MacEwen's wife died of diabetes-related complications in the 1940s, their daughter was severely disabled and died in 1967. By this time, he was based in London, again working as a lawyer for the Daily Worker, then later became the paper's foreign correspondent, and as its House of Commons correspondent. He stood again for the party in Glasgow Shettleston at the 1950 general election, taking just 4.1% of the vote.

MacEwen grew disillusioned with the CPGB, and resigned after the Soviet invasion of Hungary in 1956. His position at the Daily Worker was untenable, and he instead found work at the Architects' Journal. In 1964 he became editor of the Royal Institute of British Architects' publication, RIBA Journal. There, inspired by his second wife, Ann MacEwen, he opposed prioritising traffic needs in city planning, and called for increased public input into architectural decisions. He articulated his views in the 1974 book, Crisis in Architecture. MacEwen stepped down as editor of RIBA Journal in 1971, and then served for a while as RIBA's Director of Public Affairs.

MacEwen and Ann retired to Wootton Courtenay in the Exmoor National Park, where they jointly wrote National Parks - Cosmetics or Conservation? in support of the role of national parks in conservation.

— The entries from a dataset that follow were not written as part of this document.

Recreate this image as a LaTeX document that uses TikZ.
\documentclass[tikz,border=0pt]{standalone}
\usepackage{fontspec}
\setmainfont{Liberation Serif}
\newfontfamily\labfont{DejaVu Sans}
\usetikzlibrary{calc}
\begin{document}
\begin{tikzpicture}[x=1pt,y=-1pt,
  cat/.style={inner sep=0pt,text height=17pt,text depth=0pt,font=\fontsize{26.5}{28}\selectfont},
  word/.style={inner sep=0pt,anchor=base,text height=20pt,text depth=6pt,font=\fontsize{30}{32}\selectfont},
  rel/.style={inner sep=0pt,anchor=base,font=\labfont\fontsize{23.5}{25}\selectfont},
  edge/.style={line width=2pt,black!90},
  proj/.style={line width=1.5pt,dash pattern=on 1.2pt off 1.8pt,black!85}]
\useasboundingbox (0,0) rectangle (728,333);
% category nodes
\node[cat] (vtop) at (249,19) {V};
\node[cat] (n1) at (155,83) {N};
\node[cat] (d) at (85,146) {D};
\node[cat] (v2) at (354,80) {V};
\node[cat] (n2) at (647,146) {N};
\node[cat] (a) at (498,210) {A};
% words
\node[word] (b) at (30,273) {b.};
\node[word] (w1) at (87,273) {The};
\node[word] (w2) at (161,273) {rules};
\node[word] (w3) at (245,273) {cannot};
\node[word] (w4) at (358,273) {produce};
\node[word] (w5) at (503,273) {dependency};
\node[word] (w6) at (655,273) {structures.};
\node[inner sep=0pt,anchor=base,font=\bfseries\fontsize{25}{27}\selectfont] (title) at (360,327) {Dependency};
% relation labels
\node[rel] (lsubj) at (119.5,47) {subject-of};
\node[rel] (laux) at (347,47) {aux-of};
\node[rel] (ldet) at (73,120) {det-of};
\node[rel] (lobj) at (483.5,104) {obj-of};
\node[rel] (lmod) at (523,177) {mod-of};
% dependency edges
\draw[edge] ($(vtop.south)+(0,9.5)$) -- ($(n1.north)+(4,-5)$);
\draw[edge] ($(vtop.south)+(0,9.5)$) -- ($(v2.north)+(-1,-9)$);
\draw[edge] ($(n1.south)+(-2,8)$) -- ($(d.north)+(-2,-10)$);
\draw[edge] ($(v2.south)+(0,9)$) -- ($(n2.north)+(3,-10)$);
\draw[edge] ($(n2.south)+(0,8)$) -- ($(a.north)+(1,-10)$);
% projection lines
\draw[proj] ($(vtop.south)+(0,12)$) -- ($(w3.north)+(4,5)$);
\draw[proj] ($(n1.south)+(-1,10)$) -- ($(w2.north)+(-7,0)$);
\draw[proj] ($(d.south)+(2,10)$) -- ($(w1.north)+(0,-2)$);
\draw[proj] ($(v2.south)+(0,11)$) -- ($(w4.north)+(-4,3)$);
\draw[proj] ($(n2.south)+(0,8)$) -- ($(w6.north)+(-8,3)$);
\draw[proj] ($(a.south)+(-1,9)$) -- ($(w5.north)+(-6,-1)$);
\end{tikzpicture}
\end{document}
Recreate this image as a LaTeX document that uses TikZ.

He also published an autobiography, The Greening of a Red. He was cared for by Ann during a lengthy period of poor health in the 1990s, ending with his death in 1996.

== Legacy ==
The RIBA Journal MacEwen Awards, named after Malcolm and Ann MacEwen, are given annually to recognise "architecture for the common good".

The MacEwen Essay Competition was launched by The Exmoor Society to mark its Diamond Jubilee in 2018 and to honour the legacy of Malcolm and Ann MacEwen.

A monument to MacEwen is located in the wall of a sheepfold at Larkbarrow in Exmoor National Park.